— start of Dataset excerpt —

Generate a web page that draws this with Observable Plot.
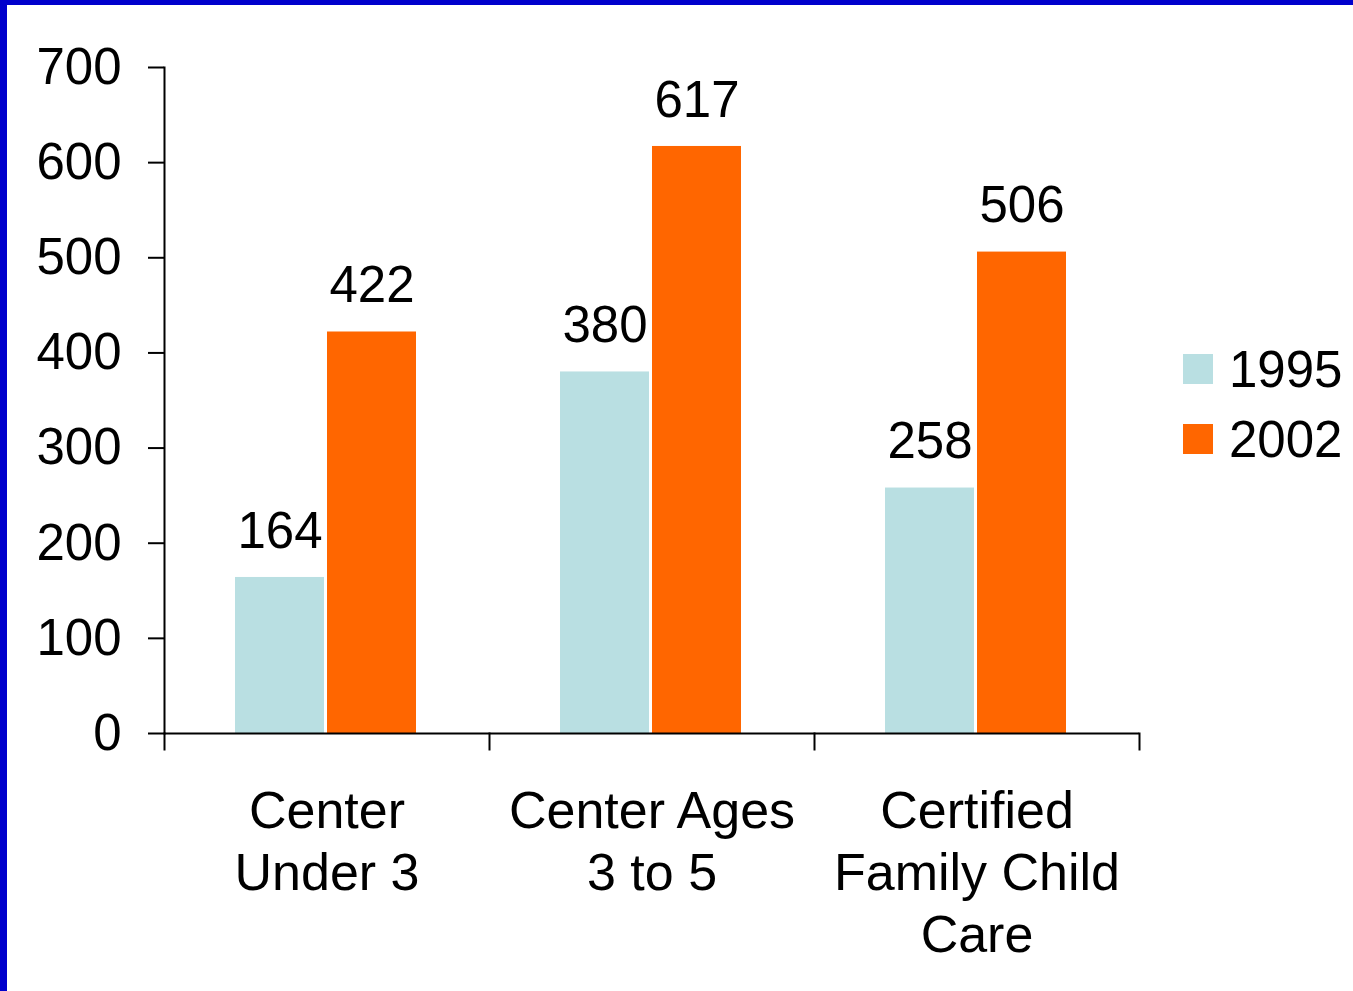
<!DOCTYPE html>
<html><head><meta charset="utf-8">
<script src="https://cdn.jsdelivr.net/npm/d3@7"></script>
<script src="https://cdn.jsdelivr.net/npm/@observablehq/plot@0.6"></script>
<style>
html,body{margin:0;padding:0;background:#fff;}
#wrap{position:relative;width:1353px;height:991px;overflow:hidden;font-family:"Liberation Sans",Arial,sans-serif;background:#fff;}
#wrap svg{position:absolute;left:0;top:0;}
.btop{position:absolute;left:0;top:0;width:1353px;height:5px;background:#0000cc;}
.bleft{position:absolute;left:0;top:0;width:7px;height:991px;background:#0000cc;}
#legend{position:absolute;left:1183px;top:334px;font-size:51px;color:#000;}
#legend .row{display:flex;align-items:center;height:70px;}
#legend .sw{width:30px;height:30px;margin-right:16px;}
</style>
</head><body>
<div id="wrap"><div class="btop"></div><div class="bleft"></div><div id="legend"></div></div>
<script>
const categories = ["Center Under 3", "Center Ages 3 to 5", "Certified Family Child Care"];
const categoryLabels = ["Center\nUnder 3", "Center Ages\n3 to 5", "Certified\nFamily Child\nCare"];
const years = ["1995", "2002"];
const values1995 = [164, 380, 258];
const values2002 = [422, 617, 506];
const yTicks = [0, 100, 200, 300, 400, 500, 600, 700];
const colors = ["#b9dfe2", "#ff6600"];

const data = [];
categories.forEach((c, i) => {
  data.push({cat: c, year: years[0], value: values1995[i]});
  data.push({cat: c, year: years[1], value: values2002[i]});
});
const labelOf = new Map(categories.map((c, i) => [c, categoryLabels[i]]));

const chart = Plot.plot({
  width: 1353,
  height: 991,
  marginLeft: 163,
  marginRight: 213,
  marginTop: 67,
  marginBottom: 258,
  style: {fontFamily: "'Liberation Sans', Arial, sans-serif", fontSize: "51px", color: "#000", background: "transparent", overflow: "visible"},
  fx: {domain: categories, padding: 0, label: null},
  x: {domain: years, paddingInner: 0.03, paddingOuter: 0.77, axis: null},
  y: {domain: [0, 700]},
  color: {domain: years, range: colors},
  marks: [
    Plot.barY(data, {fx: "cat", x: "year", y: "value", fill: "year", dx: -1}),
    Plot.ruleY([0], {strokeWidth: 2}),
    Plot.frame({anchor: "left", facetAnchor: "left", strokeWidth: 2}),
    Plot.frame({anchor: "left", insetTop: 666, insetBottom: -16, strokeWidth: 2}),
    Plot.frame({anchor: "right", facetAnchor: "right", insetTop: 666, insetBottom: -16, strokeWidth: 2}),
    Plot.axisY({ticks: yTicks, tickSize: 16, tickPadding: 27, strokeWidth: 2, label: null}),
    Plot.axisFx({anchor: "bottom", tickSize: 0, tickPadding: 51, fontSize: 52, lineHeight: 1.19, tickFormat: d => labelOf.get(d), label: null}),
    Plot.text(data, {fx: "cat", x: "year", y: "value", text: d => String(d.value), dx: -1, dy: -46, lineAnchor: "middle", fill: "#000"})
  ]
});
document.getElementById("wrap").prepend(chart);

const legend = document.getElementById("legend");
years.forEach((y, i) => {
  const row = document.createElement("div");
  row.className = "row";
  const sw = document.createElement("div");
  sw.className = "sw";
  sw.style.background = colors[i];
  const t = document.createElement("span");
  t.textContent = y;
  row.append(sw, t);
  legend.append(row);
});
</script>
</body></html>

— end of Dataset excerpt —

Task brief:
Except for the pictures, reproduce every line exactly.

Response to the task:
Generate a web page that draws this with Observable Plot.
<!DOCTYPE html>
<html><head><meta charset="utf-8">
<script src="https://cdn.jsdelivr.net/npm/d3@7"></script>
<script src="https://cdn.jsdelivr.net/npm/@observablehq/plot@0.6"></script>
<style>
html,body{margin:0;padding:0;background:#fff;}
#wrap{position:relative;width:1353px;height:991px;overflow:hidden;font-family:"Liberation Sans",Arial,sans-serif;background:#fff;}
#wrap svg{position:absolute;left:0;top:0;}
.btop{position:absolute;left:0;top:0;width:1353px;height:5px;background:#0000cc;}
.bleft{position:absolute;left:0;top:0;width:7px;height:991px;background:#0000cc;}
#legend{position:absolute;left:1183px;top:334px;font-size:51px;color:#000;}
#legend .row{display:flex;align-items:center;height:70px;}
#legend .sw{width:30px;height:30px;margin-right:16px;}
</style>
</head><body>
<div id="wrap"><div class="btop"></div><div class="bleft"></div><div id="legend"></div></div>
<script>
const categories = ["Center Under 3", "Center Ages 3 to 5", "Certified Family Child Care"];
const categoryLabels = ["Center\nUnder 3", "Center Ages\n3 to 5", "Certified\nFamily Child\nCare"];
const years = ["1995", "2002"];
const values1995 = [164, 380, 258];
const values2002 = [422, 617, 506];
const yTicks = [0, 100, 200, 300, 400, 500, 600, 700];
const colors = ["#b9dfe2", "#ff6600"];

const data = [];
categories.forEach((c, i) => {
  data.push({cat: c, year: years[0], value: values1995[i]});
  data.push({cat: c, year: years[1], value: values2002[i]});
});
const labelOf = new Map(categories.map((c, i) => [c, categoryLabels[i]]));

const chart = Plot.plot({
  width: 1353,
  height: 991,
  marginLeft: 163,
  marginRight: 213,
  marginTop: 67,
  marginBottom: 258,
  style: {fontFamily: "'Liberation Sans', Arial, sans-serif", fontSize: "51px", color: "#000", background: "transparent", overflow: "visible"},
  fx: {domain: categories, padding: 0, label: null},
  x: {domain: years, paddingInner: 0.03, paddingOuter: 0.77, axis: null},
  y: {domain: [0, 700]},
  color: {domain: years, range: colors},
  marks: [
    Plot.barY(data, {fx: "cat", x: "year", y: "value", fill: "year", dx: -1}),
    Plot.ruleY([0], {strokeWidth: 2}),
    Plot.frame({anchor: "left", facetAnchor: "left", strokeWidth: 2}),
    Plot.frame({anchor: "left", insetTop: 666, insetBottom: -16, strokeWidth: 2}),
    Plot.frame({anchor: "right", facetAnchor: "right", insetTop: 666, insetBottom: -16, strokeWidth: 2}),
    Plot.axisY({ticks: yTicks, tickSize: 16, tickPadding: 27, strokeWidth: 2, label: null}),
    Plot.axisFx({anchor: "bottom", tickSize: 0, tickPadding: 51, fontSize: 52, lineHeight: 1.19, tickFormat: d => labelOf.get(d), label: null}),
    Plot.text(data, {fx: "cat", x: "year", y: "value", text: d => String(d.value), dx: -1, dy: -46, lineAnchor: "middle", fill: "#000"})
  ]
});
document.getElementById("wrap").prepend(chart);

const legend = document.getElementById("legend");
years.forEach((y, i) => {
  const row = document.createElement("div");
  row.className = "row";
  const sw = document.createElement("div");
  sw.className = "sw";
  sw.style.background = colors[i];
  const t = document.createElement("span");
  t.textContent = y;
  row.append(sw, t);
  legend.append(row);
});
</script>
</body></html>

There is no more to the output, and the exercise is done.